Configure a SessionContext with a higher partition count:

from datafusion import SessionConfig, SessionContext

# allow up to 16 concurrent partitions
config = SessionConfig().with_target_partitions(16)
ctx = SessionContext(config)

Automatic repartitioning for joins, aggregations, window functions and other operations can be enabled to increase parallelism:

config = (
    SessionConfig()
    .with_target_partitions(16)
    .with_repartition_joins(True)
    .with_repartition_aggregations(True)
    .with_repartition_windows(True)
)

Manual repartitioning is available on DataFrames when you need precise control:

from datafusion import col

df = ctx.read_parquet("data.parquet")

# Evenly divide into 16 partitions
df = df.repartition(16)

# Or partition by the hash of a column
df = df.repartition_by_hash(col("a"), num=16)

result = df.collect()

Benchmark Example

The repository includes a benchmark script that demonstrates how to maximize CPU usage with DataFusion. The benchmarks/max_cpu_usage.py script shows a practical example of configuring DataFusion for optimal parallelism.

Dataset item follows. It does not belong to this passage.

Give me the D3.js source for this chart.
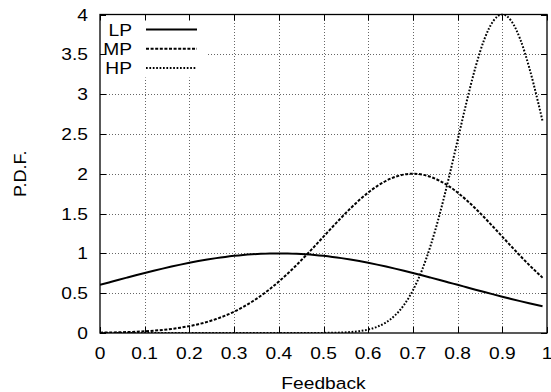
<!DOCTYPE html>
<html>
<head>
<meta charset="utf-8">
<script src="https://cdn.jsdelivr.net/npm/d3@7"></script>
<style>
  html, body { margin: 0; padding: 0; background: #fff; }
  text { font-family: 'Liberation Sans', Arial, Helvetica, sans-serif; fill: #000; }
</style>
</head>
<body>
<div id="chart"></div>
<script>
// sample positions (feedback) and the three pdf curves
const FEEDBACK = [0, 0.02, 0.04, 0.06, 0.08, 0.10, 0.12, 0.14, 0.16, 0.18, 0.20, 0.22, 0.24, 0.26, 0.28, 0.30, 0.32, 0.34, 0.36, 0.38,
  0.40, 0.42, 0.44, 0.46, 0.48, 0.50, 0.52, 0.54, 0.56, 0.58, 0.60, 0.62, 0.64, 0.66, 0.68, 0.70, 0.72, 0.74, 0.76, 0.78,
  0.80, 0.82, 0.84, 0.86, 0.88, 0.90, 0.92, 0.94, 0.96, 0.98, 0.99];
const LP = [0.6049, 0.6353, 0.6656, 0.6954, 0.7249, 0.7537, 0.7817, 0.8087, 0.8345, 0.8589, 0.8819, 0.9032, 0.9227, 0.9403, 0.9558, 0.9691, 0.9801, 0.9888, 0.9950, 0.9987,
  1.0000, 0.9987, 0.9950, 0.9888, 0.9801, 0.9691, 0.9558, 0.9403, 0.9227, 0.9032, 0.8819, 0.8589, 0.8345, 0.8087, 0.7817, 0.7537, 0.7249, 0.6954, 0.6656, 0.6353,
  0.6049, 0.5746, 0.5443, 0.5144, 0.4849, 0.4559, 0.4276, 0.4001, 0.3734, 0.3476, 0.3350];
const MP = [0.0042, 0.0060, 0.0084, 0.0116, 0.0160, 0.0217, 0.0292, 0.0389, 0.0512, 0.0669, 0.0864, 0.1106, 0.1400, 0.1756, 0.2179, 0.2678, 0.3258, 0.3924, 0.4679, 0.5523,
  0.6454, 0.7467, 0.8553, 0.9698, 1.0886, 1.2098, 1.3311, 1.4498, 1.5634, 1.6689, 1.7638, 1.8455, 1.9115, 1.9602, 1.9900, 2.0000, 1.9900, 1.9602, 1.9115, 1.8455,
  1.7638, 1.6689, 1.5634, 1.4498, 1.3311, 1.2098, 1.0886, 0.9698, 0.8553, 0.7467, 0.6951];
const HP = [0, 0, 0, 0, 0, 0, 0, 0, 0, 0, 0, 0, 0, 0, 0, 0, 0, 0, 0, 0,
  0, 0, 0.0001, 0.0002, 0.0006, 0.0013, 0.0028, 0.0059, 0.0120, 0.0233, 0.0434, 0.0777, 0.1338, 0.2211, 0.3512, 0.5356, 0.7848, 1.1046, 1.4934, 1.9396,
  2.4196, 2.8996, 3.3379, 3.6909, 3.9204, 4.0000, 3.9204, 3.6909, 3.3379, 2.8996, 2.6621];
const SERIES = ['LP', 'MP', 'HP'];
const X_TICKS = [0, 0.1, 0.2, 0.3, 0.4, 0.5, 0.6, 0.7, 0.8, 0.9, 1];
const Y_TICKS = [0, 0.5, 1, 1.5, 2, 2.5, 3, 3.5, 4];

const W = 551, H = 392, M = { t: 14.5, r: 4, b: 59, l: 100 };
const svg = d3.select('#chart').append('svg').attr('width', W).attr('height', H);

const x = d3.scaleLinear().domain([0, 1]).range([M.l, W - M.r]);
const y = d3.scaleLinear().domain([0, 4]).range([H - M.b, M.t]);
const fmt = d => String(d);
const textStretch = 'scale(1.13,1)';

// grid
const grid = svg.append('g').attr('stroke', '#666').attr('stroke-width', 1).attr('stroke-dasharray', '1,2');
grid.selectAll('.gx').data(X_TICKS.slice(1, -1)).enter().append('line')
  .attr('x1', d => Math.round(x(d)) + 0.5).attr('x2', d => Math.round(x(d)) + 0.5).attr('y1', y(0)).attr('y2', y(4));
grid.selectAll('.gy').data(Y_TICKS.slice(1, -1)).enter().append('line')
  .attr('y1', d => Math.round(y(d)) + 0.5).attr('y2', d => Math.round(y(d)) + 0.5).attr('x1', x(0)).attr('x2', x(1));

// legend background hides grid
svg.append('rect').attr('x', x(0) + 1).attr('y', y(4) + 1).attr('width', 105).attr('height', 62).attr('fill', '#fff');

// ticks on all four sides, pointing inward
const tk = svg.append('g').attr('stroke', '#000').attr('stroke-width', 1);
X_TICKS.forEach(v => {
  const px = Math.round(x(v)) + 0.5;
  tk.append('line').attr('x1', px).attr('x2', px).attr('y1', y(0)).attr('y2', y(0) - 6);
  tk.append('line').attr('x1', px).attr('x2', px).attr('y1', y(4)).attr('y2', y(4) + 6);
});
Y_TICKS.forEach(v => {
  const py = Math.round(y(v)) + 0.5;
  tk.append('line').attr('y1', py).attr('y2', py).attr('x1', x(0)).attr('x2', x(0) + 6);
  tk.append('line').attr('y1', py).attr('y2', py).attr('x1', x(1)).attr('x2', x(1) - 6);
});

// curves
svg.append('clipPath').attr('id', 'clip').append('rect')
  .attr('x', x(0)).attr('y', y(4) - 1).attr('width', x(1) - x(0)).attr('height', y(0) - y(4) + 1);
const styles = {
  LP: { dash: null },
  MP: { dash: '3,1.6' },
  HP: { dash: '1.7,1.7' }
};
const seriesData = { LP, MP, HP };
const line = d3.line().x((d, i) => x(FEEDBACK[i])).y(d => y(d)).curve(d3.curveMonotoneX);
const gCurves = svg.append('g').attr('clip-path', 'url(#clip)').attr('fill', 'none').attr('stroke', '#000').attr('stroke-width', 2);
SERIES.forEach(s => {
  gCurves.append('path').attr('d', line(seriesData[s])).attr('stroke-dasharray', styles[s].dash);
});

// border
svg.append('rect').attr('x', x(0)).attr('y', y(4)).attr('width', x(1) - x(0)).attr('height', y(0) - y(4))
  .attr('fill', 'none').attr('stroke', '#000').attr('stroke-width', 1.3);

// tick labels
svg.append('g').selectAll('text').data(X_TICKS).enter().append('text')
  .attr('transform', d => `translate(${x(d)},${y(0) + 25.5}) ${textStretch}`)
  .attr('text-anchor', 'middle').style('font-size', '17px').text(fmt);
svg.append('g').selectAll('text').data(Y_TICKS).enter().append('text')
  .attr('transform', d => `translate(${x(0) - 12},${y(d) + 6}) ${textStretch}`)
  .attr('text-anchor', 'end').style('font-size', '17px').text(fmt);

// axis titles
svg.append('text').attr('transform', `translate(${(x(0) + x(1)) / 2},${H - 3.5}) ${textStretch}`)
  .attr('text-anchor', 'middle').style('font-size', '17px').text('Feedback');
svg.append('text').attr('transform', `translate(25.5,${(y(0) + y(4)) / 2}) rotate(-90) scale(1.06,1)`)
  .attr('text-anchor', 'middle').style('font-size', '17px').text('P.D.F.');

// legend
const leg = svg.append('g');
SERIES.forEach((s, i) => {
  const ly = 29.5 + i * 19.3;
  leg.append('text').attr('transform', `translate(132,${ly + 6}) ${textStretch}`)
    .attr('text-anchor', 'end').style('font-size', '17px').text(s);
  leg.append('line').attr('x1', 146).attr('x2', 197).attr('y1', ly).attr('y2', ly)
    .attr('stroke', '#000').attr('stroke-width', 2).attr('stroke-dasharray', styles[s].dash);
});
</script>
</body>
</html>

You can run the benchmark script to see the impact of different configuration settings:

# Run with default settings (uses all CPU cores)
python benchmarks/max_cpu_usage.py

# Run with specific number of rows and partitions
python benchmarks/max_cpu_usage.py --rows 5000000 --partitions 16

# See all available options
python benchmarks/max_cpu_usage.py --help

Here's an example showing the performance difference between single and multiple partitions:

# Single partition - slower processing
$ python benchmarks/max_cpu_usage.py --rows=10000000 --partitions 1
Processed 10000000 rows using 1 partitions in 0.107s

# Multiple partitions - faster processing
$ python benchmarks/max_cpu_usage.py --rows=10000000 --partitions 10
Processed 10000000 rows using 10 partitions in 0.038s

This example demonstrates nearly 3x performance improvement (0.107s vs 0.038s) when using 10 partitions instead of 1, showcasing how proper partitioning can significantly improve CPU utilization and query performance.

The script demonstrates several key optimization techniques:

  1. Higher target partition count: Uses with_target_partitions() to set the number of concurrent partitions
  2. Automatic repartitioning: Enables repartitioning for joins, aggregations, and window functions
  3. Manual repartitioning: Uses repartition() to ensure all partitions are utilized
  4. CPU-intensive operations: Performs aggregations that can benefit from parallelization

The benchmark creates synthetic data and measures the time taken to perform a sum aggregation across the specified number of partitions. This helps you understand how partition configuration affects performance on your specific hardware.

For more information about available :py:class:`~datafusion.context.SessionConfig` options, see the rust DataFusion Configuration guide, and about RuntimeEnvBuilder options in the rust online API documentation.